Palestine has a democracy, albeit not a well-functioning one. Indonesia has an elected president. Pakistan did before the military took over. Turkey has a democratically elected president. Iran had a democracy for most of the 20th century — until the U.S. government helped overthrow it and re-instate a kingdom (which was later overthrown by the Islamic Revolution). These are just countries I can think of off the top of my head.

Today it is sadly true that a number of governments in Islamic countries do repress religious freedom. Saudia Arabia is probably the prime example. Iran and Egypt in particular suppress the members of my own religion (Baha'i Faith), though not other religions.
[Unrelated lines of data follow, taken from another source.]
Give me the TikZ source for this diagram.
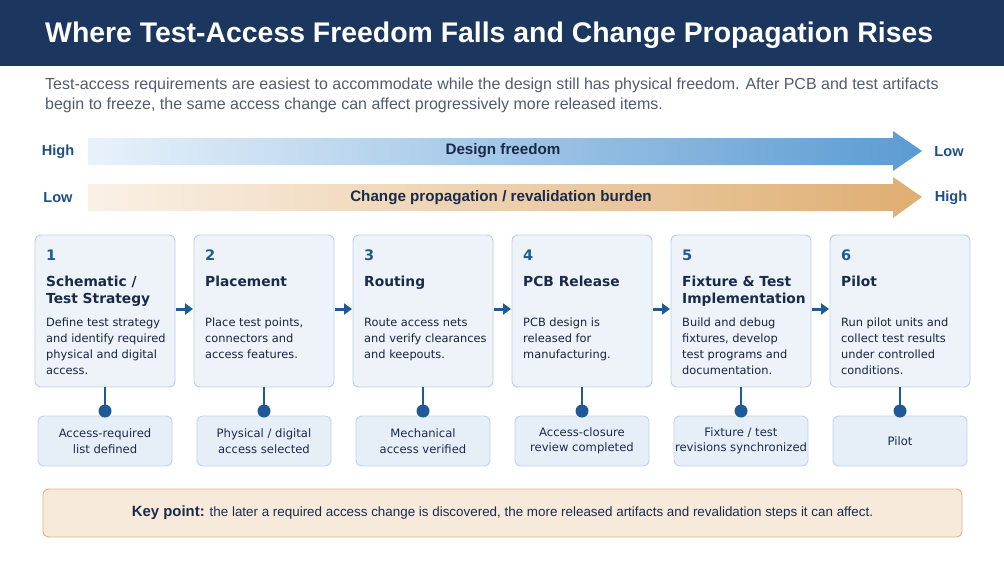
\documentclass[tikz,border=0pt]{standalone}
\usepackage{fontspec}
\setmainfont{Liberation Sans}
\newfontfamily\dv{DejaVu Sans}
\usetikzlibrary{arrows.meta}
\definecolor{navy}{HTML}{1B365F}
\definecolor{ink}{HTML}{1A2B4A}
\definecolor{blu}{HTML}{1F5A96}
\definecolor{boxfill}{HTML}{EEF3FA}
\definecolor{boxline}{HTML}{B9CFE6}
\definecolor{subfill}{HTML}{E6EEF7}
\definecolor{subline}{HTML}{C2D3E6}
\definecolor{graytxt}{HTML}{4F5D6E}
\definecolor{keyfill}{HTML}{F8EADB}
\definecolor{keyline}{HTML}{E2B47D}
\definecolor{bluA}{HTML}{E8F2FB}
\definecolor{bluB}{HTML}{5B9BD2}
\definecolor{orA}{HTML}{FAF1E6}
\definecolor{orB}{HTML}{DFAE72}
\tikzset{
  stepbox/.style={draw=boxline, fill=boxfill, line width=0.9pt, rounded corners=6pt, minimum width=140pt, minimum height=152pt, inner sep=0pt},
  subbox/.style={draw=subline, fill=subfill, line width=0.9pt, rounded corners=6pt, minimum width=134pt, minimum height=50pt, inner sep=0pt, font=\dv\fontsize{11.6}{15.5}\selectfont, text=ink, align=center},
  numtxt/.style={anchor=north west, inner sep=0pt, font=\dv\bfseries\fontsize{14.5}{16}\selectfont, text=blu},
  headtxt/.style={anchor=north west, inner sep=0pt, align=left, font=\dv\bfseries\fontsize{13.8}{17}\selectfont, text=ink},
  desctxt/.style={anchor=north west, inner sep=0pt, align=left, font=\dv\fontsize{11.4}{16}\selectfont, text=ink!85!black},
  flow/.style={blu, line width=3pt, -{Triangle[length=8pt,width=11pt]}},
  stem/.style={blu, line width=1.6pt},
  dot/.style={circle, fill=blu, minimum size=13pt, inner sep=0pt},
  sidelbl/.style={font=\bfseries\fontsize{14.6}{16}\selectfont, text=blu!70!navy},
  arrlbl/.style={font=\bfseries\fontsize{15.2}{17}\selectfont, text=ink}
}
\begin{document}
\begin{tikzpicture}[x=1pt,y=-1pt]
\useasboundingbox (0,0) rectangle (1004,565);
\fill[white] (0,0) rectangle (1004,565);
% title band
\fill[navy] (0,0) rectangle (1004,66);
\node[anchor=base west, inner sep=0pt, text=white, font=\bfseries\fontsize{28.4}{32}\selectfont] (title) at (45,42) {Where Test-Access Freedom Falls and Change Propagation Rises};
\node[anchor=north west, inner sep=0pt, align=left, text=graytxt, font=\fontsize{16}{19.5}\selectfont] (sub) at (45,78) {Test-access requirements are easiest to accommodate while the design still has physical freedom. After PCB and test artifacts\\begin to freeze, the same access change can affect progressively more released items.};
% gradient arrows
\shade[left color=bluA, right color=bluB] (88,138) -- (893,138) -- (893,131) -- (922,151) -- (893,171) -- (893,165) -- (88,165) -- cycle;
\node[arrlbl] (df) at (503,151) {Design freedom};
\node[sidelbl] (dfh) at (58,152) {High};
\node[sidelbl] (dfl) at (949,152) {Low};
\shade[left color=orA, right color=orB] (88,184) -- (893,184) -- (893,177) -- (922,197) -- (893,218) -- (893,211) -- (88,211) -- cycle;
\node[arrlbl] (cp) at (501,198) {Change propagation / revalidation burden};
\node[sidelbl] (cpl) at (58,198) {Low};
\node[sidelbl] (cph) at (951,198) {High};
% steps
\foreach \i/\n/\h/\d/\s in {
 1/1/{Schematic /\\Test Strategy}/{Define test strategy\\and identify required\\physical and digital\\access.}/{Access-required\\list defined},
 2/2/{Placement}/{Place test points,\\connectors and\\access features.}/{Physical / digital\\access selected},
 3/3/{Routing}/{Route access nets\\and verify clearances\\and keepouts.}/{Mechanical\\access verified},
 4/4/{PCB Release}/{PCB design is\\released for\\manufacturing.}/{Access-closure\\review completed},
 5/5/{Fixture \& Test\\Implementation}/{Build and debug\\fixtures, develop\\test programs and\\documentation.}/{Fixture / test\\revisions synchronized},
 6/6/{Pilot}/{Run pilot units and\\collect test results\\under controlled\\conditions.}/{Pilot}}{
  \pgfmathsetmacro{\cx}{105+159*(\i-1)}
  \node[stepbox] (s\i) at (\cx,311) {};
  \node[numtxt] (n\i) at (\cx-59,250) {\n};
  \node[headtxt] (h\i) at (\cx-59,276) {\h};
  \node[desctxt] (d\i) at (\cx-59,318) {\d};
  \node[subbox] (b\i) at (\cx,441) {\s};
  \node[dot] (c\i) at (\cx,411) {};
  \draw[stem] (s\i.south) -- (c\i.center);
}
\foreach \i [evaluate=\i as \j using int(\i+1)] in {1,...,5}{
  \draw[flow] ([xshift=1pt,yshift=2pt]s\i.east) -- ([xshift=-0.5pt,yshift=2pt]s\j.west);
}
% key point
\node[draw=keyline, fill=keyfill, line width=0.9pt, rounded corners=6pt, minimum width=919pt, minimum height=48pt, inner sep=0pt] (kp) at (502.5,513) {};
\node[inner sep=0pt, text=ink, font=\fontsize{13.4}{15}\selectfont] (kpt) at (kp.center) {{\bfseries\fontsize{14.9}{15}\selectfont Key point:} the later a required access change is discovered, the more released artifacts and revalidation steps it can affect.};
\end{tikzpicture}
\end{document}
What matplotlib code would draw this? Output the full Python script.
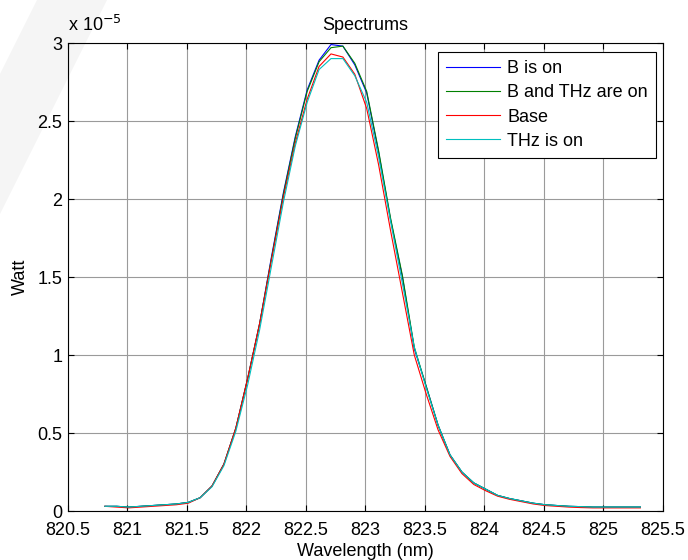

But in most Islamic countries Christians, Jews, and other religionists live freely.

> Spiritually - no Because when we declare "one nation under God," the
> Christians God is loving and kind, while Allah is NEVER referred to as
> heavenly father, nor is he ever called love in The Qurans 99 excellent
> names.

Why is it a problem that Allah is not referred to as the "heavenly father?" One of the 99 names is "The Loving, The Kind One." This statement about spirituality makes no logical sense.

> *And Braack Hussein Obama, a Muslim, wants to be our President...*

Barack Obama is actually a devout Christian (United Church of Christ), who has been invited to speak at large evangelical churches such as Rick Warren's. Now, I'm not advocating for or against Obama for President — I'm just correcting the above falsehood.